:: DATA ::
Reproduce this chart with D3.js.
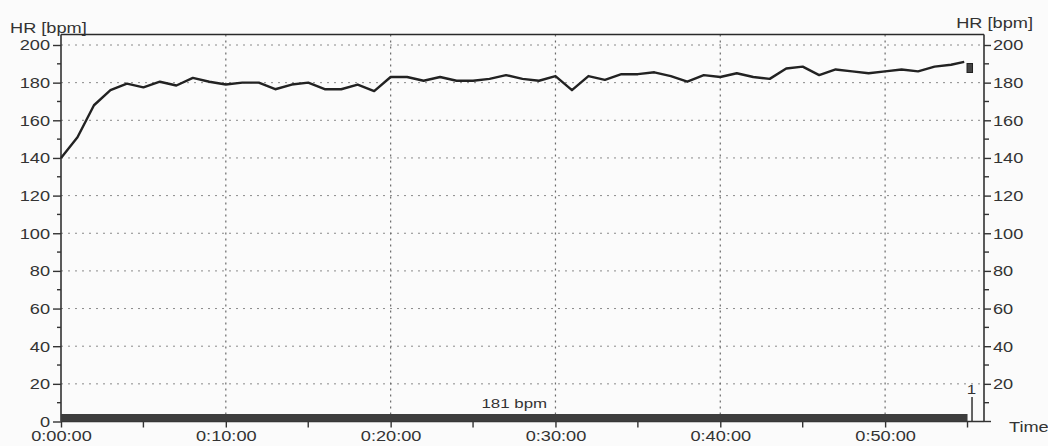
<!DOCTYPE html>
<html><head><meta charset="utf-8">
<script src="https://cdn.jsdelivr.net/npm/d3@7"></script>
<style>
html,body{margin:0;padding:0;background:#fbfbfb;}
svg{display:block;}
text{font-family:"Liberation Sans",Arial,sans-serif;fill:#333;}
</style></head>
<body>
<svg id="c" width="1048" height="446"></svg>
<script>
// Data (minutes, bpm)
const times = [0,1,2,3,4,5,6,7,8,9,10,11,12,13,14,15,16,17,18,19,20,21,22,23,24,25,26,27,28,29,30,31,32,33,34,35,36,37,38,39,40,41,42,43,44,45,46,47,48,49,50,51,52,53,54,54.8];
const hr = [140,151,168,176,179.5,177.5,180.5,178.5,182.5,180.5,179,180,180,176.5,179,180,176.5,176.5,179,175.5,183,183,181,183,181,181,182,184,182,181,183.5,176,183.5,181.5,184.5,184.5,185.5,183.5,180.5,184,183,185,183,182,187.5,188.5,184,187,186,185,186,187,186,188.5,189.5,191];
const yTicks = [0,20,40,60,80,100,120,140,160,180,200];
const yMinor = [10,30,50,70,90,110,130,150,170,190];
const xTicks = [0,10,20,30,40,50];
const xMinor = [5,15,25,35,45,55];
const yTitle = "HR [bpm]";
const xTitle = "Time";
const avgLabel = "181 bpm";
const lapEnd = 55;
const lapLabel = "1";

const SX = 1.3; // horizontal stretch of scanned text
const svg = d3.select("#c");
const x = d3.scaleLinear().domain([0,56]).range([61,984]);
const y = d3.scaleLinear().domain([0,200]).range([421.5,45]);
const topY = 34.5;
const fmt = m => "0:" + String(m).padStart(2,"0") + ":00";

// gridlines
svg.append("g").selectAll("line").data(yTicks.filter(d=>d>0)).join("line")
  .attr("x1",x(0)).attr("x2",x(56)).attr("y1",d=>y(d)).attr("y2",d=>y(d))
  .attr("stroke","#8a8a8a").attr("stroke-width",1).attr("stroke-dasharray","2,5");
svg.append("g").selectAll("line").data(xTicks.filter(d=>d>0)).join("line")
  .attr("x1",d=>x(d)).attr("x2",d=>x(d)).attr("y1",topY).attr("y2",y(0))
  .attr("stroke","#6a6a6a").attr("stroke-width",1.2).attr("stroke-dasharray","2,4");

// frame top
svg.append("line").attr("x1",x(0)).attr("x2",x(56)).attr("y1",topY).attr("y2",topY)
  .attr("stroke","#2a2a2a").attr("stroke-width",1.6);

// left axis
const gl = svg.append("g").attr("transform",`translate(${x(0)},0)`)
  .call(d3.axisLeft(y).tickValues(yTicks).tickSize(8).tickSizeOuter(0).tickPadding(0));
gl.select(".domain").remove();
gl.append("line").attr("y1",topY).attr("y2",y(0)).attr("stroke","#333").attr("stroke-width",1.6);
gl.selectAll(".tick line").attr("stroke","#333").attr("stroke-width",1.4);
gl.selectAll(".tick text").attr("font-size",14).attr("x",-11/SX).attr("dy","0.35em")
  .attr("transform",`scale(${SX},1)`).style("font-family","Liberation Sans, Arial, sans-serif").attr("fill","#333");
gl.append("g").selectAll("line").data(yMinor).join("line")
  .attr("x1",-4).attr("x2",0).attr("y1",d=>y(d)).attr("y2",d=>y(d)).attr("stroke","#333").attr("stroke-width",1.4);

// right axis
const gr = svg.append("g").attr("transform",`translate(${x(56)},0)`)
  .call(d3.axisRight(y).tickValues(yTicks.filter(d=>d>0)).tickSize(7).tickSizeOuter(0).tickPadding(0));
gr.select(".domain").remove();
gr.append("line").attr("y1",topY).attr("y2",y(0)).attr("stroke","#333").attr("stroke-width",1.6);
gr.append("line").attr("x1",0).attr("x2",7).attr("y1",y(0)).attr("y2",y(0)).attr("stroke","#333").attr("stroke-width",1.4);
gr.selectAll(".tick line").attr("stroke","#333").attr("stroke-width",1.4);
gr.selectAll(".tick text").attr("font-size",14).attr("x",9/SX).attr("dy","0.35em")
  .attr("transform",`scale(${SX},1)`).style("font-family","Liberation Sans, Arial, sans-serif").attr("fill","#333");
gr.append("g").selectAll("line").data(yMinor).join("line")
  .attr("x1",0).attr("x2",5).attr("y1",d=>y(d)).attr("y2",d=>y(d)).attr("stroke","#333").attr("stroke-width",1.4);

// bottom axis
const gb = svg.append("g").attr("transform",`translate(0,${y(0)})`)
  .call(d3.axisBottom(x).tickValues(xTicks).tickFormat(fmt).tickSize(6).tickSizeOuter(0).tickPadding(0));
gb.select(".domain").remove();
gb.append("line").attr("x1",x(0)).attr("x2",x(56)).attr("stroke","#333").attr("stroke-width",1.6);
gb.selectAll(".tick line").attr("stroke","#333").attr("stroke-width",1.4);
gb.selectAll(".tick text").attr("font-size",14).attr("y",20).attr("dy",0)
  .attr("transform",`scale(${SX},1)`).style("font-family","Liberation Sans, Arial, sans-serif").attr("fill","#333");
gb.append("g").selectAll("line").data(xMinor).join("line")
  .attr("x1",d=>x(d)).attr("x2",d=>x(d)).attr("y1",0).attr("y2",6).attr("stroke","#333").attr("stroke-width",1.4);

// titles
const st = (sel,px,py,anchor,size) => sel.attr("transform",`translate(${px},${py}) scale(${SX},1)`)
  .attr("text-anchor",anchor).attr("font-size",size);
st(svg.append("text").text(yTitle),10,32.5,"start",14);
st(svg.append("text").text(yTitle),1033,27.5,"end",14);
st(svg.append("text").text(xTitle),1009,432,"start",14);

// lap bar
svg.append("rect").attr("x",x(0)).attr("y",414).attr("width",x(lapEnd)-x(0)).attr("height",y(0)-414)
  .attr("fill","#3d3d3d");
st(svg.append("text").text(avgLabel),(x(0)+x(lapEnd))/2,408,"middle",13);
svg.append("line").attr("x1",x(lapEnd)+4.5).attr("x2",x(lapEnd)+4.5).attr("y1",397).attr("y2",y(0))
  .attr("stroke","#333").attr("stroke-width",1.5);
st(svg.append("text").text(lapLabel),x(lapEnd)+4,394,"middle",13);

// HR line
const line = d3.line().x((d,i)=>x(times[i])).y(d=>y(d));
svg.append("path").datum(hr).attr("d",line).attr("fill","none")
  .attr("stroke","#222").attr("stroke-width",2.4).attr("stroke-linejoin","round");

// marker at end of line
svg.append("rect").attr("x",x(lapEnd)-0.5).attr("y",63.5).attr("width",5.5).attr("height",9)
  .attr("fill","#444").attr("stroke","#222").attr("stroke-width",1);
</script>
</body></html>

:: TASK REQUIREMENTS ::
Go from the first line of the listing to the line holding "const fmt = m" and, please, transcribe those lines exactly, both included, with no pictures.

:: EXPECTED OUTPUT ::
Reproduce this chart with D3.js.
<!DOCTYPE html>
<html><head><meta charset="utf-8">
<script src="https://cdn.jsdelivr.net/npm/d3@7"></script>
<style>
html,body{margin:0;padding:0;background:#fbfbfb;}
svg{display:block;}
text{font-family:"Liberation Sans",Arial,sans-serif;fill:#333;}
</style></head>
<body>
<svg id="c" width="1048" height="446"></svg>
<script>
// Data (minutes, bpm)
const times = [0,1,2,3,4,5,6,7,8,9,10,11,12,13,14,15,16,17,18,19,20,21,22,23,24,25,26,27,28,29,30,31,32,33,34,35,36,37,38,39,40,41,42,43,44,45,46,47,48,49,50,51,52,53,54,54.8];
const hr = [140,151,168,176,179.5,177.5,180.5,178.5,182.5,180.5,179,180,180,176.5,179,180,176.5,176.5,179,175.5,183,183,181,183,181,181,182,184,182,181,183.5,176,183.5,181.5,184.5,184.5,185.5,183.5,180.5,184,183,185,183,182,187.5,188.5,184,187,186,185,186,187,186,188.5,189.5,191];
const yTicks = [0,20,40,60,80,100,120,140,160,180,200];
const yMinor = [10,30,50,70,90,110,130,150,170,190];
const xTicks = [0,10,20,30,40,50];
const xMinor = [5,15,25,35,45,55];
const yTitle = "HR [bpm]";
const xTitle = "Time";
const avgLabel = "181 bpm";
const lapEnd = 55;
const lapLabel = "1";

const SX = 1.3; // horizontal stretch of scanned text
const svg = d3.select("#c");
const x = d3.scaleLinear().domain([0,56]).range([61,984]);
const y = d3.scaleLinear().domain([0,200]).range([421.5,45]);
const topY = 34.5;
const fmt = m => "0:" + String(m).padStart(2,"0") + ":00";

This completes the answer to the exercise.